Want to come visit here in St Trop? I would be too lucky.

I will be back this weekend to NYC but off then to Brazil, UK and Sweden. But I will have parties over the coming weekends.

I hope to see you in nyc if not in St Trop. A drink some time too?
xoxo

Nouriel [Emph added.]
Self-deprecating? In the least, it is clear Roubini reads his own press. Lol.

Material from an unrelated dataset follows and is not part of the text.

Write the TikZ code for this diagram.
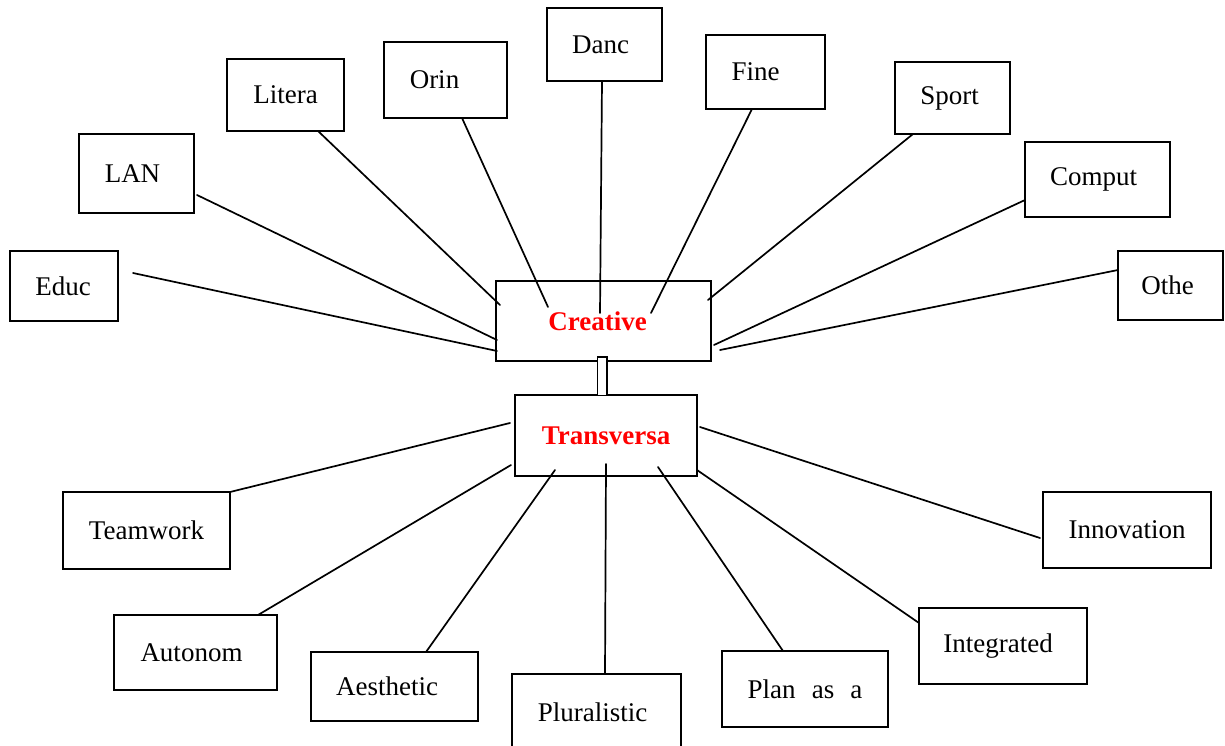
\documentclass[tikz,border=0pt]{standalone}
\usepackage{fontspec}
\setmainfont{Liberation Serif}
\begin{document}
\begin{tikzpicture}[x=1pt,y=-1pt,
  box/.style={draw, line width=2pt, rectangle, inner sep=0pt, align=center,
    font=\fontsize{27}{32}\selectfont},
  hub/.style={box, text=red, font=\fontsize{27}{32}\selectfont\bfseries},
  link/.style={line width=1.7pt, line cap=round},
  bridge/.style={draw, line width=1.5pt, fill=white}]
\clip (0,0) rectangle (1225,746);
\fill[white] (0,0) rectangle (1225,746);
% top nodes
\node[box, minimum width=108pt, minimum height=70pt] (educ) at (64,286) {\hspace*{-2pt}Educ};
\node[box, minimum width=115pt, minimum height=79pt] (lan) at (136.5,173.5) {\hspace*{-8pt}LAN};
\node[box, minimum width=117pt, minimum height=72pt] (litera) at (285.5,95) {Litera};
\node[box, minimum width=123pt, minimum height=76pt] (orin) at (445.5,80) {\hspace*{-22pt}Orin};
\node[box, minimum width=115pt, minimum height=73pt] (danc) at (604.5,44.5) {\hspace*{-8pt}Danc};
\node[box, minimum width=119pt, minimum height=74pt] (fine) at (765.5,72) {\hspace*{-20pt}Fine};
\node[box, minimum width=115pt, minimum height=72pt] (sport) at (952.5,98) {\hspace*{-6pt}Sport};
\node[box, minimum width=145pt, minimum height=75pt] (comput) at (1097.5,179.5) {\hspace*{-8pt}Comput};
\node[box, minimum width=105pt, minimum height=69pt] (othe) at (1170.5,285.5) {\hspace*{-6pt}Othe};
% hubs
\node[hub, minimum width=215pt, minimum height=80pt] (creative) at (603.5,321) {\hspace*{-12pt}Creative};
\node[hub, minimum width=182pt, minimum height=81pt] (transversa) at (606,435.5) {Transversa};
% bottom nodes
\node[box, minimum width=167pt, minimum height=77pt] (teamwork) at (146.5,530.5) {Teamwork};
\node[box, minimum width=163pt, minimum height=75pt] (autonom) at (195.5,652.5) {\hspace*{-8pt}Autonom};
\node[box, minimum width=167pt, minimum height=69pt] (aesthetic) at (394.5,686.5) {\hspace*{-15pt}Aesthetic};
\node[box, minimum width=169pt, minimum height=76pt] (pluralistic) at (596.5,712) {\hspace*{-8pt}Pluralistic};
\node[box, minimum width=166pt, minimum height=76pt] (plan) at (805,689) {Plan\hspace{0.6em}as\hspace{0.6em}a};
\node[box, minimum width=168pt, minimum height=76pt] (integrated) at (1003,646) {\hspace*{-10pt}Integrated};
\node[box, minimum width=168pt, minimum height=76pt] (innovation) at (1127,530) {Innovation};
% connector ends
\coordinate (educA) at (133,273);   \coordinate (educB) at (497,351);
\coordinate (lanA) at (197,195);    \coordinate (lanB) at (497,340);
\coordinate (literaA) at (318,131); \coordinate (literaB) at (500,305);
\coordinate (orinA) at (462,118);   \coordinate (orinB) at (548,307);
\coordinate (dancA) at (602,81);    \coordinate (dancB) at (600,313);
\coordinate (fineA) at (752,109);   \coordinate (fineB) at (651,313);
\coordinate (sportA) at (913,134);  \coordinate (sportB) at (708,300);
\coordinate (computA) at (1025,200);\coordinate (computB) at (714,345);
\coordinate (otheA) at (1118,270);  \coordinate (otheB) at (720,350);
\coordinate (teamA) at (230,492);   \coordinate (teamB) at (510,423);
\coordinate (autoA) at (258,615);   \coordinate (autoB) at (511,465);
\coordinate (aesA) at (426,652);    \coordinate (aesB) at (555,470);
\coordinate (pluA) at (605,674);    \coordinate (pluB) at (606,464);
\coordinate (planA) at (783,651);   \coordinate (planB) at (658,467);
\coordinate (intA) at (919,623);    \coordinate (intB) at (697,470);
\coordinate (innA) at (1040,538);   \coordinate (innB) at (700,427);
\draw[link] (educA) -- (educB);
\draw[link] (lanA) -- (lanB);
\draw[link] (literaA) -- (literaB);
\draw[link] (orinA) -- (orinB);
\draw[link] (dancA) -- (dancB);
\draw[link] (fineA) -- (fineB);
\draw[link] (sportA) -- (sportB);
\draw[link] (computA) -- (computB);
\draw[link] (otheA) -- (otheB);
\draw[link] (teamA) -- (teamB);
\draw[link] (autoA) -- (autoB);
\draw[link] (aesA) -- (aesB);
\draw[link] (pluA) -- (pluB);
\draw[link] (planA) -- (planB);
\draw[link] (intA) -- (intB);
\draw[link] (innA) -- (innB);
% bridge between hubs
\coordinate (brTop) at (597.5,357);
\coordinate (brBot) at (607,395.5);
\draw[bridge] (brTop) rectangle (brBot);
\end{tikzpicture}
\end{document}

The spat was apparently sparked by Denton’s “calling out” of the economist as per:
It's time to call bullshit. The image of Dr. Doom may satisfy the needs of the media and partygoers this Halloween—but Roubini is anything but dour. The 50-year-old Iranian-Jewish economist is a promiscuous Facebook friend who draws a cosmopolitan crowd to the frequent parties at his Tribeca loft—an apartment with walls indented with plaster vulvas, incidentally. As this party photograph shows (right), the professor's gloomy public image is entirely at odds with his playboy lifestyle.
This did not go down well and Roubini went nutso (or, in Denton’s words, Roubini suffered a “personal meltdown – as dramatic as the economic disintegration he’s so long predicted”) on Denton’s facebook wall:
“You [Denton] are a loser and an intellectual dwarf who cannot engage me on my widely respected views on the economy and financial markets; too bad I was the first one that early on predicted in minute and precise details this most severe financial crisis. So which financial institution – that cannot stand my intellectually independent and correct views – paid you for this hatchet job? And how much have you been paid for it you little loser anti-Semitic jerk?”
Umm, Roubini was the first to sound alarms about the dangers of near infinite credit expansion? Really? This will come as a shock to many.

At any rate, it certainly appears we are reaching some sort of high water mark, in Roubini’s mind, if nowhere else.

When "radical gold bugs", tin foil hats and all, start to bask in this sort of fawning media attention, someone please sound the alarm, for a secular change will clearly be at hand.